What the Approved Document L changes mean for domestic builders

What the Approved Document L changes mean for domestic builders

Wide-reaching changes to Approved Document L come into force this June, but what do they mean for domestic builders? Matthew Neary, Product Manager – Glass Mineral Wool at Knauf Insulation explains how to achieve compliance.

What’s changing?
Approved Document L: Conservation of Fuel and Power sets out new minimum standards for the thermal performance of buildings in England. It will make properties significantly more energy efficient and will affect both new builds and extensions.

As well as improving thermal efficiency, it seeks to close the gap between as-specified and as-built performance. This means builders will need a better understanding of how products perform and how installing them correctly can affect product and building performance.

The new standards come into force on 15th June 2022. However, where a building notice or an initial notice has been given or full plans deposited with a local authority before 15th June 2022, it can be built to the previous standards providing work on that particular building has started before the 15th June 2023. All this means builders must get to grips with the changes fast.

But don’t panic. Whatever your project, there are cost-effective ways to comply with Part L using trusted Mineral Wool insulation solutions.

How does Approved Document L affect extensions?

Under Approved Document L, the ‘limiting U-values’ (minimum thermal performance standards) for every building element have been significantly reduced.

Roofs and floors have a target U-value of 0.15W/m2K. This can be easily achieved by increasing the depth of insulation or using a product with a lower lambda value.

For walls, the situation is more complex. The limiting U-value is now 0.18W/m2K – a significant 0.10W/m2K reduction compared to the previous limit of 0.28W/m2K. To achieve compliance, wider cavities will be needed when using either a full-fill non-combustible Mineral Wool insulation solution, or a partial-fill rigid foam solution with an associated 50mm clear cavity. This shouldn’t be a cause for concern, because widening the cavity on an average 20m2 extension, represents less than 0.6m2 of floorspace.

When deciding on the best insulation solution, remember that focusing solely on thermal performance means that you may inadvertently compromise on other factors. The best and most affordable solution is to use non-combustible Mineral Wool insulation. 

Why use Mineral Wool over other insulants?

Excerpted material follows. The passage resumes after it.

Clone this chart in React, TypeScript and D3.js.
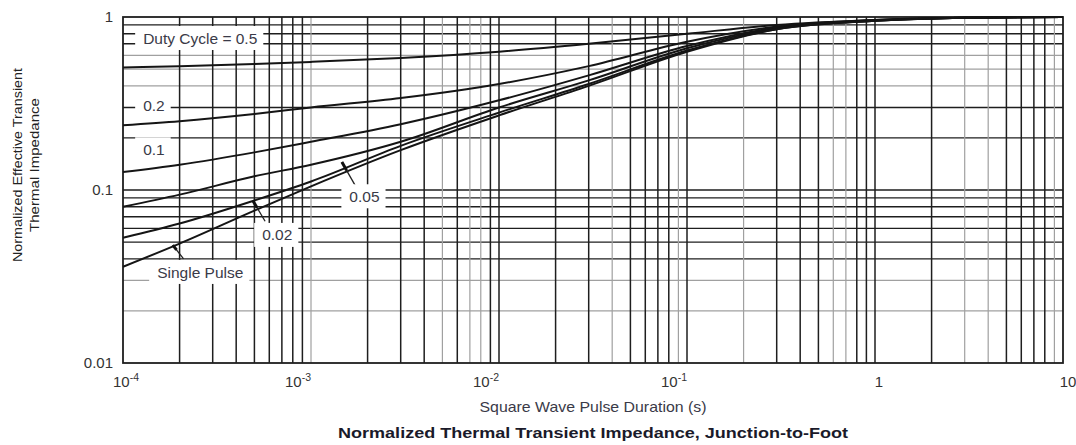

One of the most compelling reasons for using Mineral Wool insulation is to minimise the risk of fire. It is non-combustible with the best possible Euroclass A1 or A2-s1,d0 reaction to fire classification, so it will not add to the development or spread of fire should it occur.

Building Regulations already ban the use of combustible insulation in the external walls of certain types of buildings over 18m in England and Wales (11m in Scotland). But there is increasing pressure to use non-combustible materials regardless of building height. This is demonstrated by the publication of the new Homes for Londoners standards, which bans the use of combustible materials in the external walls of all homes regardless of height.

Acoustic performance must also be considered for those applications with low mass such as rainscreen façade systems or timber frame constructions. Unlike other insulants, Mineral Wool is highly sound absorbent so will help to reduce noise.

Builders need to consider the sustainability of the products themselves. Reducing operational carbon (the greenhouse gas emissions from energy used in a building) alone won’t meet the Government’s net zero targets. It also depends on the quality of the building fabric. This means regulations governing embodied carbon (the greenhouse gas emissions generated through the construction of a building and the manufacture of the products used in it) are inevitable. So, products that are lower in embodied carbon should be used.

Knauf Insulation’s Glass Mineral Wool is a good choice when it comes to embodied carbon. Its products contain up to 80% recycled content and are manufactured with ECOSE Technology, its unique bio-based binder, which is 70 per cent less energy-intensive to manufacture than traditional binders. Products can also be compressed so there’s more insulation per pack or pallet, and per truck. This means less packaging used, fewer trucks on the road and less transport-related carbon emissions.

The final factor to consider is how build and install quality can affect product and building performance. This is because alongside the improvements in thermal efficiency there will be closer scrutiny of real-world performance. So, builders need to use the right products and install them correctly to prevent unintended air gaps that reduce thermal, fire safety and acoustic performance.

Mineral Wool is easier to install correctly than other insulants. It adapts to slight imperfections in the substrate and butts together eliminating gaps. By contrast, combustible rigid board insulation such as PIR can be difficult to install correctly. In cavity applications, misaligned masonry or mortar snots can cause breaks in contact between the substrate and the insulation. In timber applications, boards must be cut to the exact profile of the timber. Even if achieved, timber can bow creating gaps over time. Builders must also tape joints and install separate fire barriers in certain applications, which increases installation time, complexity and costs.

One thing that’s certain is that your build must achieve the standards set out in Approved Document L, but how you do it is up to you. The most important thing is there’s a tried, tested, and affordable solution that will help you achieve compliance – non-combustible Mineral Wool insulation.